09/08/21 08:26 AM #10638    

 

Beau Wann, Jr.

         Thank you TJ and Kay et al.   Sorry for the Pity party Rant,  if not for all my Waltrip brothers and sisters in Christ, I  Would'nt have gotten this far..   A  shrink came by the room last week because I was anxious and depressed and wasnt sleeping,    Duh, you think? she said there was a drug for ptsd and cranal trama, and the aforemention probs that I could use. 

      Dont remember the  name  of it, but that stuff was bad news to me.   I was actually looking farword to having a good night sleep and maybe a few less anxious and depressing moments That would have been a blessing, but as things go, that didnt happen, duh.  Instead I had nightmare about bein in the middle of a battle, which of course I am, but this one had bullets hiting the bed all around me and Diane, I saw and felt the bed being hit by round  afer round, saw it jumping and felt it moving,  Saw Diane being bounced along with it ,She said she didnt feel or notice anything be me moaining and groaning and me moving about, 

      This was the second nite of the "hell drug", third nite was the same,   The first nite was even more scarier,  We had takled of going home on Saterday, so that was stuck in my brainless brain.  They gave it to me too early, and I payed the price for that one.  I woke up about midnight and I was daszed and cornfused.  I thought I was at home, but saw all the Mda signs everywhere,  as well as the en suite bath roon. I kept asking Diane how she managed to move my room and bathroom as well, to the hill, How did she hook up the plumbing ,  she kept telling me that were still at MDA, and I kept telling her, "but we were suppose to go home,"      "and we are, today as soom as we are released by the docs," being perceptive,but mentally channenged I just knew there would a snag, lats time it was blood presser 

      I was worried about Little Miss, and her finind a seam in the inbetween of moving the hospital room to the house and getting injured or lost, cats and me get allong because of perception.  now if a cat perceives there is an avenue of adventure as opposed to the hum drum of domestic life, Which now doesnt seen so bad, in fact quite attractive,  the cat will take whaterver measeurs to have fun like I useta be.   However, and aint there always a "however"?  Perception seeems stumble over life, or vice a ma versa,  yeah, that's Eyetrailan for OMG. 

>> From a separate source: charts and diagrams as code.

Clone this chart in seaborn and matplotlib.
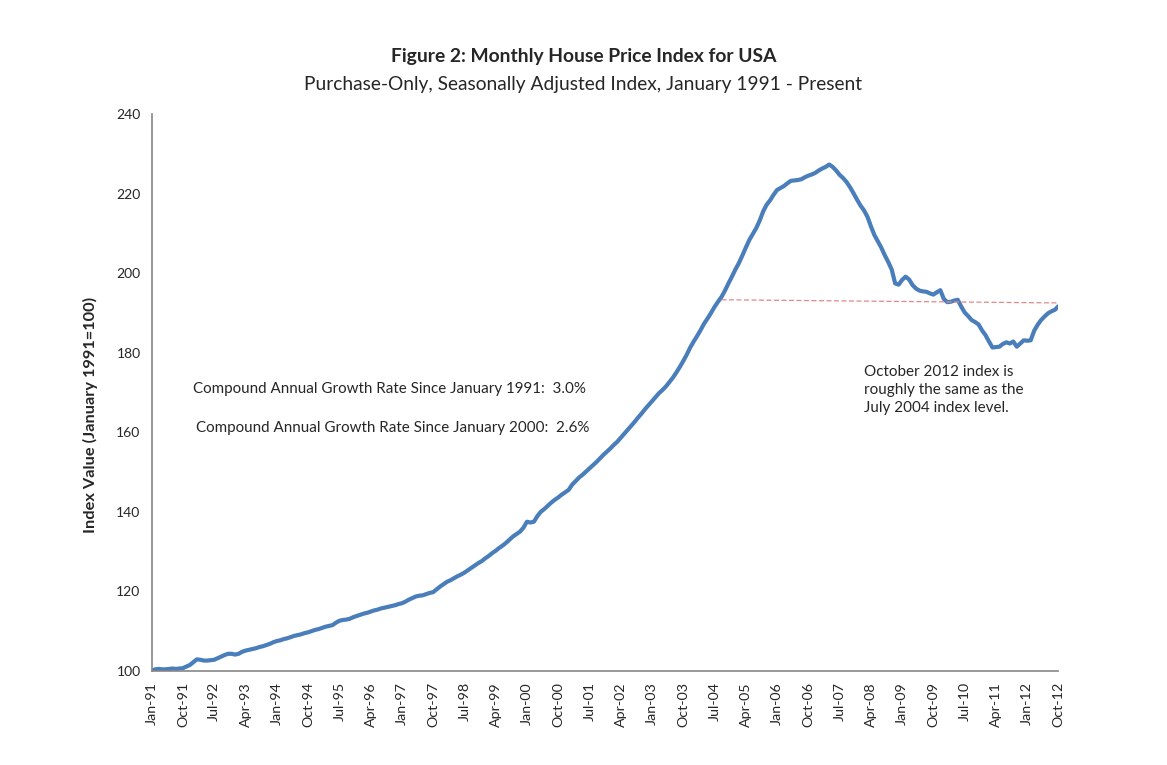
import pandas as pd
import matplotlib.pyplot as plt
import seaborn as sns

# Monthly purchase-only HPI, SA (Jan 1991 = 100)
hpi_1991 = [100.0, 100.4, 100.5, 100.4, 100.4, 100.5, 100.6, 100.5, 100.6, 100.7, 101.1, 101.5]
hpi_1992 = [102.2, 102.9, 102.8, 102.6, 102.6, 102.7, 102.8, 103.2, 103.6, 104.0, 104.3, 104.3]
hpi_1993 = [104.1, 104.3, 104.8, 105.1, 105.3, 105.5, 105.7, 106.0, 106.2, 106.5, 106.8, 107.2]
hpi_1994 = [107.5, 107.7, 108.0, 108.2, 108.5, 108.8, 109.0, 109.2, 109.5, 109.7, 110.0, 110.3]
hpi_1995 = [110.5, 110.8, 111.1, 111.3, 111.5, 112.1, 112.6, 112.8, 112.9, 113.1, 113.5, 113.8]
hpi_1996 = [114.1, 114.4, 114.6, 114.9, 115.2, 115.4, 115.7, 115.9, 116.1, 116.3, 116.5, 116.8]
hpi_1997 = [117.0, 117.4, 117.9, 118.3, 118.7, 118.9, 119.0, 119.3, 119.6, 119.8, 120.5, 121.2]
hpi_1998 = [121.8, 122.4, 122.8, 123.3, 123.8, 124.2, 124.7, 125.3, 125.9, 126.5, 127.1, 127.6]
hpi_1999 = [128.3, 128.9, 129.6, 130.2, 130.9, 131.5, 132.2, 133.0, 133.8, 134.4, 135.0, 136.0]
hpi_2000 = [137.5, 137.3, 137.5, 138.9, 140.0, 140.7, 141.5, 142.3, 143.0, 143.6, 144.3, 144.9]
hpi_2001 = [145.5, 146.8, 147.7, 148.6, 149.3, 150.1, 150.9, 151.7, 152.5, 153.4, 154.3, 155.1]
hpi_2002 = [155.9, 156.8, 157.6, 158.6, 159.6, 160.6, 161.6, 162.6, 163.7, 164.7, 165.8, 166.8]
hpi_2003 = [167.8, 168.8, 169.8, 170.6, 171.5, 172.6, 173.7, 175.0, 176.4, 177.9, 179.5, 181.3]
hpi_2004 = [182.8, 184.2, 185.7, 187.3, 188.6, 190.0, 191.5, 192.8, 194.0, 195.6, 197.4, 199.1]
hpi_2005 = [200.9, 202.5, 204.4, 206.4, 208.3, 209.8, 211.3, 213.2, 215.5, 217.2, 218.3, 219.7]
hpi_2006 = [220.9, 221.4, 221.9, 222.6, 223.2, 223.3, 223.4, 223.6, 224.1, 224.5, 224.8, 225.2]
hpi_2007 = [225.8, 226.3, 226.7, 227.3, 226.7, 225.8, 224.7, 223.9, 222.9, 221.6, 220.1, 218.5]
hpi_2008 = [217.0, 215.8, 214.2, 211.8, 209.6, 208.0, 206.4, 204.5, 202.8, 200.9, 197.4, 197.1]
hpi_2009 = [198.3, 199.1, 198.4, 197.0, 196.1, 195.6, 195.4, 195.3, 194.9, 194.6, 195.2, 195.7]
hpi_2010 = [193.5, 192.7, 192.8, 193.1, 193.3, 191.6, 190.1, 189.2, 188.2, 187.7, 187.1, 185.6]
hpi_2011 = [184.4, 182.8, 181.3, 181.4, 181.5, 182.2, 182.6, 182.3, 182.8, 181.5, 182.3, 183.1]
hpi_2012 = [183.0, 183.1, 185.5, 187.0, 188.2, 189.1, 189.9, 190.4, 190.8, 191.7]

hpi = (hpi_1991 + hpi_1992 + hpi_1993 + hpi_1994 + hpi_1995 + hpi_1996 + hpi_1997
       + hpi_1998 + hpi_1999 + hpi_2000 + hpi_2001 + hpi_2002 + hpi_2003 + hpi_2004
       + hpi_2005 + hpi_2006 + hpi_2007 + hpi_2008 + hpi_2009 + hpi_2010 + hpi_2011
       + hpi_2012)

months = pd.date_range('1991-01-01', periods=len(hpi), freq='MS')
df = pd.DataFrame({'month': range(len(hpi)), 'hpi': hpi})

# reference line: Jul 2004 level carried to Oct 2012
ref_x = [164, 261]
ref_y = [193.3, 192.5]

sns.set_style('white')
plt.rcParams['font.family'] = ['Lato', 'DejaVu Sans']

fig = plt.figure(figsize=(11.67, 7.65), dpi=100)
ax = fig.add_axes([0.130, 0.123, 0.777, 0.728])

sns.lineplot(data=df, x='month', y='hpi', ax=ax, color='#4A7EBB', linewidth=3.0)
ax.plot(ref_x, ref_y, color='#E08A88', linewidth=0.9, linestyle=(0, (4, 2)))

ax.set_xlim(0, len(hpi) - 1)
ax.set_ylim(100, 240)
ax.set_yticks(range(100, 241, 20))
tick_pos = list(range(0, len(hpi), 9))
ax.set_xticks(tick_pos)
ax.set_xticklabels([months[i].strftime('%b-%y') for i in tick_pos], rotation=90, fontsize=10.3)
ax.tick_params(axis='y', labelsize=10)
ax.tick_params(direction='out', length=5, width=1, color='#868686', pad=3)
ax.set_xlabel('')
ax.set_ylabel('Index Value (January 1991=100)', fontsize=11.8, fontweight='bold')
ax.yaxis.set_label_coords(-0.059, 0.4605)

for side in ['top', 'right']:
    ax.spines[side].set_visible(False)
for side in ['left', 'bottom']:
    ax.spines[side].set_color('#868686')
    ax.spines[side].set_linewidth(1.2)

fig.text(0.5, 0.926, 'Figure 2: Monthly House Price Index for USA', ha='center', va='center',
         fontsize=13.9, fontweight='bold')
fig.text(0.5, 0.890, 'Purchase-Only, Seasonally Adjusted Index, January 1991 - Present',
         ha='center', va='center', fontsize=13.8)

ax.text(11.9, 170.9, 'Compound Annual Growth Rate Since January 1991:  3.0%', va='center', fontsize=10.9)
ax.text(12.8, 161.1, 'Compound Annual Growth Rate Since January 2000:  2.6%', va='center', fontsize=10.9)
ax.text(204.9, 176.8, 'October 2012 index is\nroughly the same as the\nJuly 2004 index level.',
        va='top', fontsize=11, linespacing=1.35)

fig.savefig('out.png', dpi=100, facecolor='white')
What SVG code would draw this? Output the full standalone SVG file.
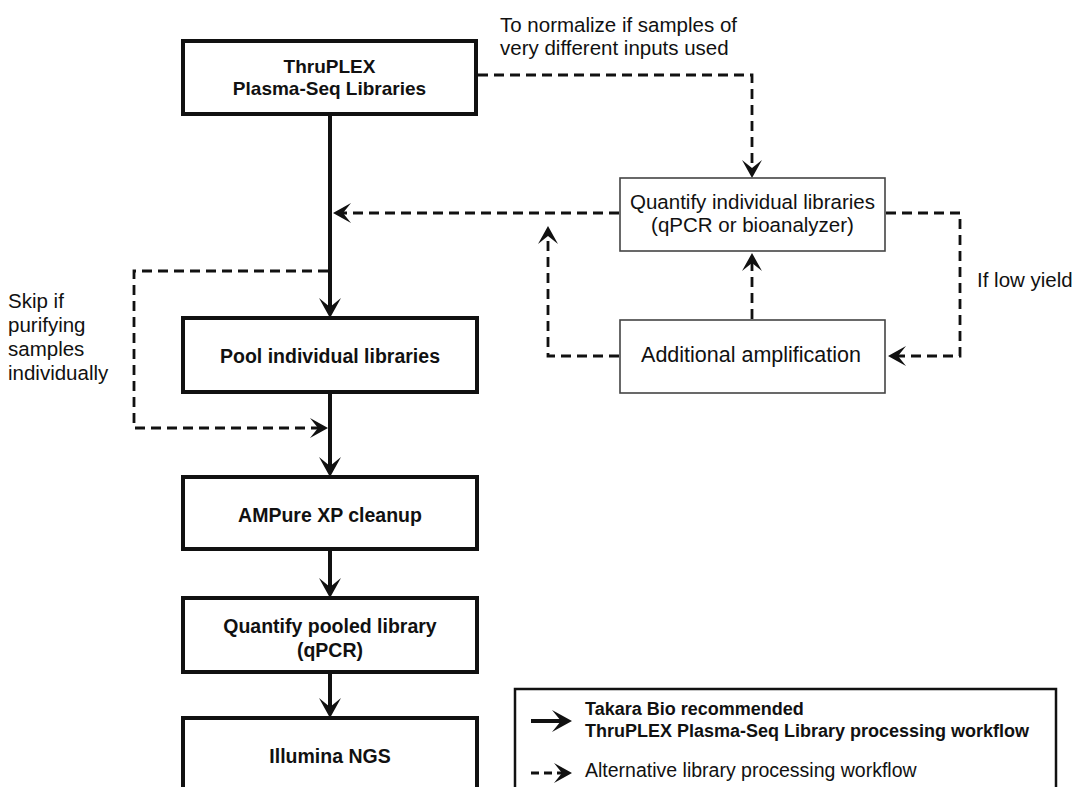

     As much as I tried to understand about us not bein at home and Little Miss was safe, Diane just could not get through to tghe brain that wouldnt dye, but it was dyed, pink,   I was in a panic because LM would be lost in a "worm hole", sort of like I am now.   and I dsidnt want them to give me that drug or any drub to calm down.   I was afeared for my Little Miss,  aand as much as I am afeared for my little kittly friend,  I would tackle the devil, to make sure she was safe.  somehow methinks the devil had takkelecd me with and illelgle " tackled", you know how the devil is, "mean natsy, durty low down shiiffless skonk" .

     At this moment, Little Miss is sitting in ma lap batting at my finkers tippy tappin on the keyboard.    It' is 69 morning, and I'm gonna go walk in the the sun and the dew with Diane and the girls...I'll be back, fair warning.


09/08/21 02:07 PM #10639    

 

Tom Britton '65

Beau.....I hope you have some idea of how powerful your messages are. Almost as powerful as the many prayers that are being lifted up for you, Diane and the doctors. We love you man!!


09/08/21 04:25 PM #10640    

 

Charles Dent

Beau: I was reading in the scriptures and found in Proverbs 3:24 "When you lie down you will not be afarid; Yes, you will lie down and your sleep will  be sweet." I pray that the God of Heaven will grant you sweet and restorative sleep, waking refreshed. Blessing to you and Diane.